Postanowiłem wrzucić ocenę tej książki, by zwrócić uwagę na pewną rzecz.
W tym celu wyjątkowo zacznę od ocen na tym portalu, których sporo jest tu na ocenę od 8 do 10. Poważnie ? Jest to tak wyjątkowe dzieło literackie ? Fabuła jest tu tak złożona, a postacie tak niejednowymiarowe ?
Powiem jeszcze przed skończeniem tej recenzji że moja ocena to 5 i nie świadczy ona o tym, że to zła książka, wręcz przeciwnie, świadczy to o tym, że jest to idealna książka dla DZIECKA. Dlaczego, już tłumaczę.

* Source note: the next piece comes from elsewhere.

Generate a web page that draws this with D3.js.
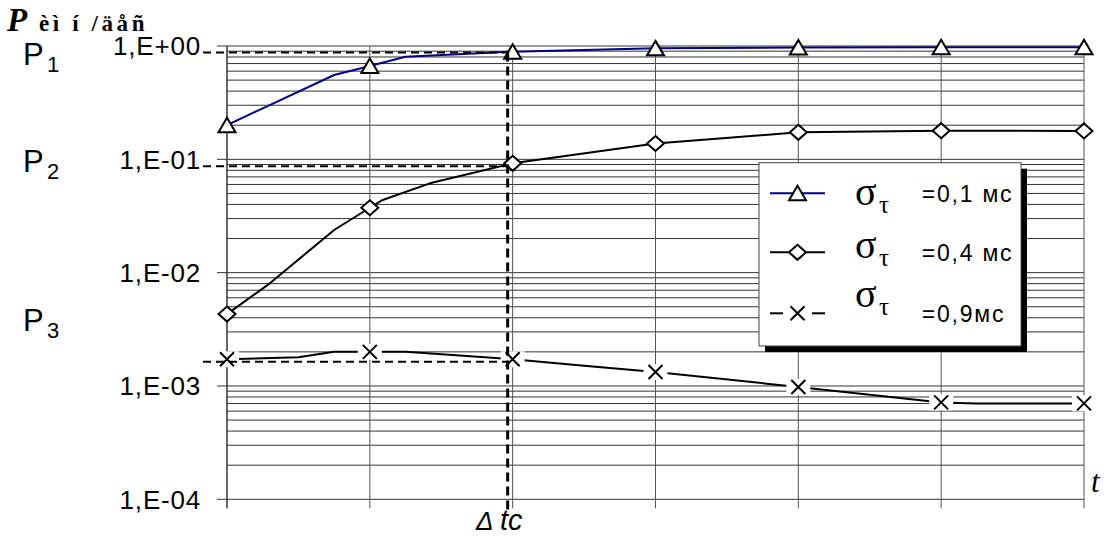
<!DOCTYPE html>
<html><head><meta charset="utf-8">
<script src="https://cdn.jsdelivr.net/npm/d3@7"></script>
<style>body{margin:0;background:#fff;} svg{display:block}</style>
</head><body><svg id="c" width="1106" height="537"></svg>
<script>
// ---------- data ----------
const categories = [0, 1, 2, 3, 4, 5, 6];          // marker positions along t
const s1X = [0, 0.25, 0.75, 1, 1.25, 2, 3, 4, 5, 6];
const s1Y = [0.2, 0.282, 0.555, 0.666, 0.805, 0.89, 0.953, 0.97, 0.975, 0.975];
const s2X = [0, 0.3, 0.75, 1, 1.09, 1.42, 2, 3, 4, 5, 6];
const s2Y = [0.00431, 0.00805, 0.0238, 0.0374, 0.0438, 0.0614, 0.0922, 0.138, 0.173, 0.179, 0.178];
const s3X = [0, 0.5, 0.75, 1, 1.25, 2, 2.5, 3, 4, 5, 5.25, 6];
const s3Y = [0.00172, 0.00179, 0.002, 0.002, 0.002, 0.00172, 0.00151, 0.00133, 0.00098, 0.000716, 0.000702, 0.000702];
const tickValues = [1, 0.1, 0.01, 0.001, 0.0001];
const tickLabels = ["1,E+00", "1,E-01", "1,E-02", "1,E-03", "1,E-04"];
const legendLabels = ["=0,1 мс", "=0,4 мс", "=0,9мс"];
const refT = 1.965;                      // Δtc
const refP = [0.876, 0.087, 0.00164];    // P1, P2, P3
const pLabels = ["1", "2", "3"];

// ---------- layout ----------
const svg = d3.select("#c");
const X0 = 227, X1 = 1084, Y0 = 499.3, Y1 = 46;
const x = d3.scaleLinear().domain([0, 6]).range([X0, X1]);
const y = d3.scaleLog().domain([1e-4, 1]).range([Y0, Y1]);
const sans = "'Liberation Sans', Arial, sans-serif";
const serif = "'Liberation Serif', 'Times New Roman', serif";

// horizontal gridlines (all log ticks)
const gh = svg.append("g");
y.ticks().forEach(v => {
  const major = Math.abs(Math.log10(v) - Math.round(Math.log10(v))) < 1e-9;
  gh.append("line").attr("x1", major ? X0 - 10 : X0).attr("x2", X1)
    .attr("y1", y(v)).attr("y2", y(v))
    .attr("stroke", "#333").attr("stroke-width", 1);
});
// vertical gridlines
categories.forEach(c => {
  svg.append("line").attr("x1", x(c)).attr("x2", x(c))
    .attr("y1", Y1).attr("y2", Y0 + 9)
    .attr("stroke", c === 0 ? "#333" : "#555").attr("stroke-width", c === 0 ? 1.5 : 1);
});
// y tick labels
tickValues.forEach((v, i) => {
  svg.append("text").attr("x", 201).attr("y", y(v) + 9.3)
    .attr("text-anchor", "end").attr("font-family", sans).attr("font-size", 26)
    .attr("letter-spacing", 0.8).attr("fill", "#000").text(tickLabels[i]);
});

// lines
const line = d3.line().x(d => x(d[0])).y(d => y(d[1]));
const ser = [
  {xs: s1X, ys: s1Y, color: "#000080", marker: "tri"},
  {xs: s2X, ys: s2Y, color: "#000", marker: "dia"},
  {xs: s3X, ys: s3Y, color: "#000", marker: "x"}
];
function drawMarker(g, type, cx, cy) {
  if (type === "tri") {
    g.append("path").attr("d", `M${cx},${cy-7.5} L${cx+8.5},${cy+7} L${cx-8.5},${cy+7} Z`)
      .attr("fill", "#fff").attr("stroke", "#000").attr("stroke-width", 2);
  } else if (type === "dia") {
    g.append("path").attr("d", `M${cx},${cy-7.5} L${cx+8.5},${cy} L${cx},${cy+7.5} L${cx-8.5},${cy} Z`)
      .attr("fill", "#fff").attr("stroke", "#000").attr("stroke-width", 2);
  } else {
    g.append("path").attr("d", `M${cx-7},${cy-7} L${cx+7},${cy+7} M${cx-7},${cy+7} L${cx+7},${cy-7}`)
      .attr("fill", "none").attr("stroke", "#000").attr("stroke-width", 2);
  }
}
ser.forEach(s => {
  const pts = s.xs.map((t, i) => [t, s.ys[i]]);
  svg.append("path").datum(pts).attr("d", line).attr("fill", "none")
    .attr("stroke", s.color).attr("stroke-width", 2).attr("stroke-linejoin", "round");
});
// white background of the X markers hides line and grid around them
categories.forEach(c => {
  const v = s3Y[s3X.indexOf(c)];
  svg.append("rect").attr("x", x(c) - 12).attr("y", y(v) - 8).attr("width", 24).attr("height", 16).attr("fill", "#fff");
});
ser.forEach(s => {
  categories.forEach(c => {
    const v = s.ys[s.xs.indexOf(c)];
    drawMarker(svg, s.marker, x(c), y(v));
  });
});

// dashed reference lines
refP.forEach(p => {
  svg.append("line").attr("x1", 203).attr("x2", x(refT)).attr("y1", y(p)).attr("y2", y(p))
    .attr("stroke", "#000").attr("stroke-width", 2).attr("stroke-dasharray", "8,5");
});
svg.append("line").attr("x1", x(refT)).attr("x2", x(refT)).attr("y1", y(refP[0])).attr("y2", 514)
  .attr("stroke", "#000").attr("stroke-width", 3).attr("stroke-dasharray", "9,5");

// P labels
const pBase = [65, 171.7, 330.7];
refP.forEach((p, i) => {
  const t = svg.append("text").attr("x", 23).attr("y", pBase[i])
    .attr("font-family", sans).attr("font-size", 31).attr("fill", "#000");
  t.append("tspan").text("P");
  t.append("tspan").attr("x", 47).attr("dy", 7).attr("font-size", 22).text(pLabels[i]);
});

// title
const tt = svg.append("text").attr("x", 7).attr("y", 31).attr("font-family", serif).attr("fill", "#000").attr("font-weight", "bold");
tt.append("tspan").attr("font-size", 33).attr("font-style", "italic").text("P");
tt.append("tspan").attr("x", 39).attr("font-size", 23).attr("letter-spacing", 3.6).text("èì í /äåñ");

// axis labels
const dt = svg.append("text").attr("x", 476).attr("y", 530).attr("font-family", sans).attr("font-style", "italic").attr("fill", "#000");
dt.append("tspan").attr("font-size", 26).text("Δ");
dt.append("tspan").attr("x", 500).attr("font-size", 29).text("tc");
svg.append("text").attr("x", 1091).attr("y", 492).attr("font-family", serif).attr("font-style", "italic")
  .attr("font-size", 31).attr("fill", "#000").text("t");

// legend
const L = {x: 759, y: 162.7, w: 262, h: 183.3};
svg.append("rect").attr("x", L.x + 6).attr("y", L.y + 6).attr("width", L.w).attr("height", L.h).attr("fill", "#000");
svg.append("rect").attr("x", L.x).attr("y", L.y).attr("width", L.w).attr("height", L.h)
  .attr("fill", "#fff").attr("stroke", "#444").attr("stroke-width", 1);
const rowY = [193.3, 252.3, 313.3];
const sigB = [205, 258.3, 306.7];
const txtB = [202, 260.5, 322];
ser.forEach((s, i) => {
  const cy = rowY[i];
  if (s.marker === "x") {
    svg.append("line").attr("x1", 770).attr("x2", 783).attr("y1", cy).attr("y2", cy).attr("stroke", "#000").attr("stroke-width", 2);
    svg.append("line").attr("x1", 812).attr("x2", 825).attr("y1", cy).attr("y2", cy).attr("stroke", "#000").attr("stroke-width", 2);
  } else {
    svg.append("line").attr("x1", 770).attr("x2", 825).attr("y1", cy).attr("y2", cy).attr("stroke", s.color).attr("stroke-width", 2);
  }
  drawMarker(svg, s.marker, 797.5, cy);
  const st = svg.append("text").attr("x", 855).attr("y", sigB[i]).attr("font-family", serif).attr("fill", "#000");
  st.append("tspan").attr("font-size", 40).text("σ");
  st.append("tspan").attr("x", 879).attr("dy", 8).attr("font-size", 25).text("τ");
  svg.append("text").attr("x", 921.7).attr("y", txtB[i]).attr("font-family", sans).attr("font-size", 23)
    .attr("letter-spacing", 1.8).attr("fill", "#000").text(legendLabels[i]);
});
</script></body></html>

Sama historia jest prosta i skupia się na trzech dziewczynkach Elly, Molly i Lydii. Wszystkie trzy dziewczynki mają proste, niezłożone charaktery
Molly- zamknięta w sobie dziewczynka która musiała szybciej dorosnąć, by sprostać sytuacji życiowej i chyba ta postać jest najlepiej przedstawiona w tej książce, jest jakaś.
Lydia- Jest to ta zła postać która robi złe rzeczy bo jej rodzice są bogaci i chce być fajna. Postać ta jest jednowymiarowa i przerysowana jak tylko się da. Za jej postępowanie nie stoi żadna motywacja.
Ella- zagubiona dziewczynka, nowa w klasie, robi złe rzeczy, by się przypodobać innym koleżanką. Podobnie jak wyżej, także jednowymiarowa postać
W sumie Ella aż tak nie różni się od Lydii, obie wyrządzają krzywdę Molly dla własnych korzyści, a jednak Cath Howe z jednej robi czarny charakter, a z drugiej bohaterkę. Ale zostawmy to, bo to rozkmina dla dorosłych, a książka jest przecież dla dzieci.
I właśnie jako książkę dla dzieci w wieku około 7-11 lat bardzo ją polecam, jest to prosta, nieskomplikowana, a przez to łatwa do zrozumienia historia dla naszych pociech i takie książki na ocenę od 4-6 sprawdza się dla nich idealnie.
Tak drodzy rodzice, może czas przyjąć do wiadomości, że nasze dzieci nie czytają wielkich dzieł ocenianych 10/10, czy książek które zapisały się w literaturze, a średniawki z prostmi, nie raz zabawnymi historiami które dają im radochę.